CORVALLIS - An Oregon State University history professor has received a grant from the Templeton Foundation that will result in a new course on science and religion.
Gary Ferngren will teach the course at OSU this spring term, building on his work as editor of The Encyclopedia of the History of Science and Religion in the Western Tradition. Scheduled for publication by Garland of New York in the year 2000, the encyclopedia will survey the relationship between science and religion in more than 100 articles written by leading scholars.
The OSU course will examine critical issues in the historical relationship between science and religion.
"It's a subject that is attracting quite a bit of interest," Ferngren said. "Both Newsweek and U.S. News and World Report have done cover stories on religion and science.

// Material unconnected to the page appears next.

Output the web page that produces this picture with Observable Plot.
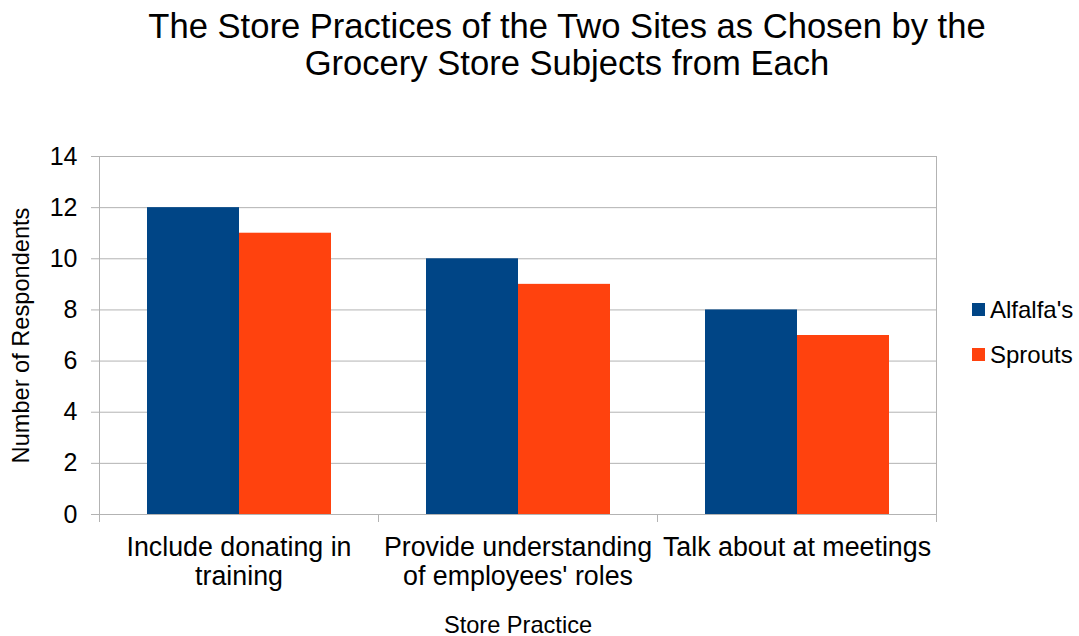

The interest, in part, has grown out of scholarship questioning the assumption that the relationship between science and religion has always been an adversarial one."
Ferngren said the OSU course will look at celebrated conflicts between the disciplines, including Galileo and Darwinian controversies, as well as the changing relations between Christianity and science.
Other topics that will be explored include medieval science and religion; the Copernican revolution and early Protestantism; 18th century deism and the mechanistic view of the universe; Genesis, evolution and geology; modern physics and 20th century cosmologies; and contemporary compatibilities and tension.
An OSU faculty member since 1970, Ferngren is a recipient of the university's Elizabeth Ritchie Award for Outstanding Teaching.